Plaintiff was gradually gaining on the truck. He was 75 or 100 feet behind when he first saw it and was within 30 feet when he saw it stop suddenly in the middle of the road. At that time he was so close to the truck that he knew, not only that he could not stop but also, that it was dangerous to attempt to stop by the full application of his brakes. "I knew if I tried to stop I would slide on."
Under these circumstances as disclosed by this record, it would seem to me that the conclusion plaintiff, by his own negligent conduct, materially contributed to the creation *669 of the emergent situation about which he complains is inescapable.
So the case comes to this. The plaintiff was rounding a curve on a one-lane road, traveling to the rear of a truck he saw and knew was ahead. He was aware that vehicles approaching from the opposite direction would force the truck to turn to the right, stop, and yield the right of way, and that he would have to do likewise. He was aware of the wet, slippery condition of the road, and he saw the oncoming traffic which was so close the lights affected his capacity to see. He knew that this indicated the truck would likely be compelled to stop. Yet he continued to narrow the distance between him and the truck to such an extent that when it did stop, he was so close it was impossible for him to avoid the collision. If this does not indicate that he drove head on into a dangerous situation and failed to exercise due care for his own safety, I find it difficult to perceive how the operator of a vehicle could be held guilty of negligence as a matter of law when he plows into a vehicle he knows is just ahead.
A motorist is held to the duty of seeing what he ought to have seen.

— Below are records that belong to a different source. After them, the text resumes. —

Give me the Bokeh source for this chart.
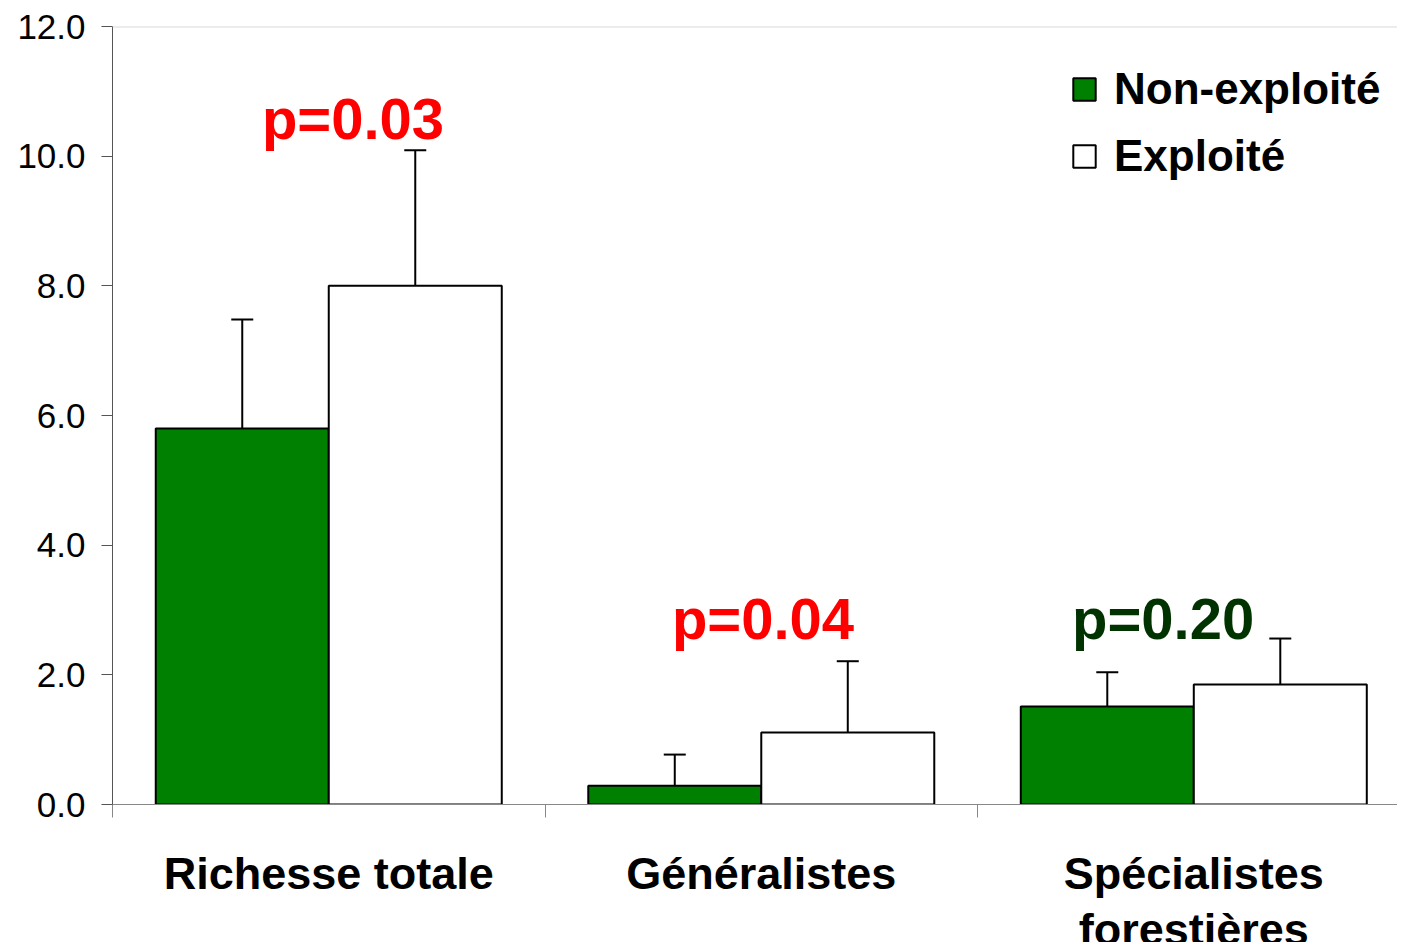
from bokeh.plotting import figure
from bokeh.layouts import column
from bokeh.models import (ColumnDataSource, FixedTicker, NumeralTickFormatter, Whisker,
                          TeeHead, Legend, LegendItem, Span)
from bokeh.transform import dodge
from bokeh.embed import file_html
from bokeh.resources import INLINE
from bokeh.core.properties import value

# ---------------- data ----------------
categories = ["Richesse totale", "Généralistes", "Spécialistes\nforestières"]
non_exploite = [5.80, 0.29, 1.51]
non_exploite_err = [1.68, 0.48, 0.53]
exploite = [8.00, 1.11, 1.85]
exploite_err = [2.09, 1.10, 0.71]
series_names = ["Non-exploité", "Exploité"]
p_labels = ["p=0.03", "p=0.04", "p=0.20"]
p_colors = ["#FF0000", "#FF0000", "#003300"]
y_ticks = [0, 2, 4, 6, 8, 10, 12]

# ---------------- layout constants ----------------
FONT = "Liberation Sans"
p_label_dx = [0.556, 0.504, 0.429]     # label x offsets within category
p_label_y = [10.58, 2.87, 2.87]        # label anchor heights
W, H_MAIN, H_LAB = 1397, 824, 118
cat_label_top = 95                     # in label-strip pixels from its bottom

idx = list(range(len(categories)))
centers = [i + 0.5 for i in idx]
x_rng = (0, 2.971)

src = ColumnDataSource(dict(x=centers, ne=non_exploite, ex=exploite))
src_ne_err = ColumnDataSource(dict(x=[c - 0.2 for c in centers], lo=non_exploite,
                                   hi=[v + e for v, e in zip(non_exploite, non_exploite_err)]))
src_ex_err = ColumnDataSource(dict(x=[c + 0.2 for c in centers], lo=exploite,
                                   hi=[v + e for v, e in zip(exploite, exploite_err)]))
src_p = ColumnDataSource(dict(x=[i + d for i, d in zip(idx, p_label_dx)], y=p_label_y,
                              text=p_labels, color=p_colors))
src_cat = ColumnDataSource(dict(x=centers, y=[cat_label_top] * len(centers), text=categories))

p = figure(width=W, height=H_MAIN, output_backend="svg", toolbar_location=None,
           x_range=x_rng, y_range=(0, 12),
           min_border_left=112, min_border_top=26, min_border_right=0, min_border_bottom=20)
p.outline_line_color = None
p.grid.visible = False
p.background_fill_color = "white"

r_ne = p.vbar(x=dodge("x", -0.2), top="ne", bottom=0, width=0.4, source=src,
              fill_color="#008000", line_color="black", line_width=2)
r_ex = p.vbar(x=dodge("x", 0.2), top="ex", bottom=0, width=0.4, source=src,
              fill_color="white", line_color="black", line_width=2)

for s in (src_ne_err, src_ex_err):
    w = Whisker(base="x", lower="lo", upper="hi", source=s, line_color="black", line_width=2,
                lower_head=None,
                upper_head=TeeHead(size=22, line_color="black", line_width=2))
    p.add_layout(w)

p.add_layout(Span(location=12, dimension="width", line_color="#d9d9d9", line_width=2))

p.text(x="x", y="y", text="text", text_color="color", source=src_p,
       text_font=value(FONT), text_font_style="bold", text_font_size="58px",
       text_align="center", text_baseline="alphabetic")

# y axis
ya = p.yaxis[0]
ya.ticker = FixedTicker(ticks=y_ticks)
ya.formatter = NumeralTickFormatter(format="0.0")
ya.major_label_text_font = FONT
ya.major_label_text_font_size = "35px"
ya.major_label_text_color = "black"
ya.major_tick_out = 11
ya.major_tick_in = 0
ya.minor_tick_out = 0
ya.minor_tick_in = 0
ya.axis_line_color = "#555555"
ya.major_tick_line_color = "#555555"
ya.major_label_standoff = 16

# x axis: boundary ticks only (as minor ticks, no labels)
xa = p.xaxis[0]
xa.ticker = FixedTicker(ticks=[], minor_ticks=[0, 1, 2, 3])
xa.major_tick_out = 0
xa.major_tick_in = 0
xa.minor_tick_out = 13
xa.minor_tick_in = 0
xa.axis_line_color = "#888888"
xa.minor_tick_line_color = "#888888"
xa.major_label_standoff = 0

legend = Legend(items=[LegendItem(label=series_names[0], renderers=[r_ne]),
                       LegendItem(label=series_names[1], renderers=[r_ex])],
                location=(958, 623), padding=0, margin=0, spacing=17,
                glyph_width=28, glyph_height=28, label_standoff=16,
                label_text_font=FONT, label_text_font_style="bold",
                label_text_font_size="44px", label_text_color="black",
                border_line_color=None, background_fill_alpha=0)
p.add_layout(legend)

# category label strip under the plot (shares the x scale)
p2 = figure(width=W, height=H_LAB, output_backend="svg", toolbar_location=None,
            x_range=p.x_range, y_range=(0, H_LAB),
            min_border_left=112, min_border_top=0, min_border_right=0, min_border_bottom=0)
p2.axis.visible = False
p2.grid.visible = False
p2.outline_line_color = None
p2.text(x="x", y="y", text="text", source=src_cat,
        text_font=value(FONT), text_font_style="bold", text_font_size="45px",
        text_color="black", text_align="center", text_baseline="top",
        text_line_height=1.1)

layout = column(p, p2, spacing=0)
open("out.html", "w").write(file_html(layout, INLINE))
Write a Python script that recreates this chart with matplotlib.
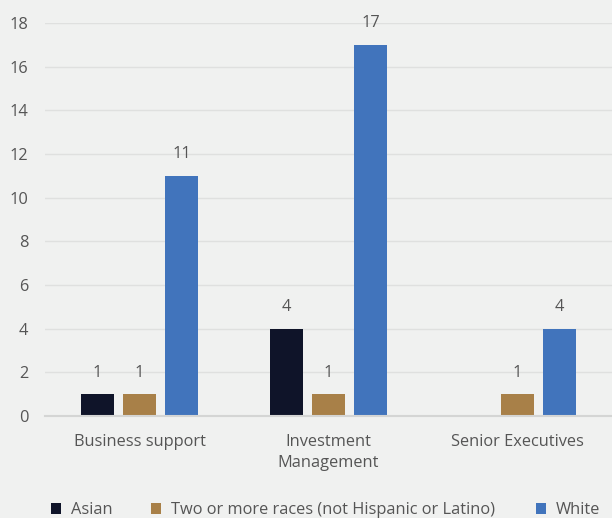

Wall v. Bain, 222 N.C. 375, 23 S.E.2d 330; Cox v. Lee, 230 N.C. 155, 52 S.E.2d 355. A fortiori he is charged with the duty to regard and pay due attention to the conditions he actually knows and observes and which materially affect his duty to exercise due care under the circumstances then existing. Therefore, the case comes squarely within the first line of decisions cited in Tyson v. Ford, 228 N.C. 778, 47 S.E.2d 251.
Chaffin v. Brame, 233 N.C. 377, 64 S.E. 2d 276, relied on in the majority opinion is clearly distinguishable. In that case the circumstances were such that the plaintiff did not know of the presence of defendant's parked truck until the very moment of the collision. Barlow v. City Bus Lines, 229 N.C. 382, 49 S.E.2d 793, is similarly distinguishable.
There is a presumption in favor of the judgment entered, and the burden rests upon the appellant to show error. This, in my opinion, he has failed to do. I therefore vote to affirm.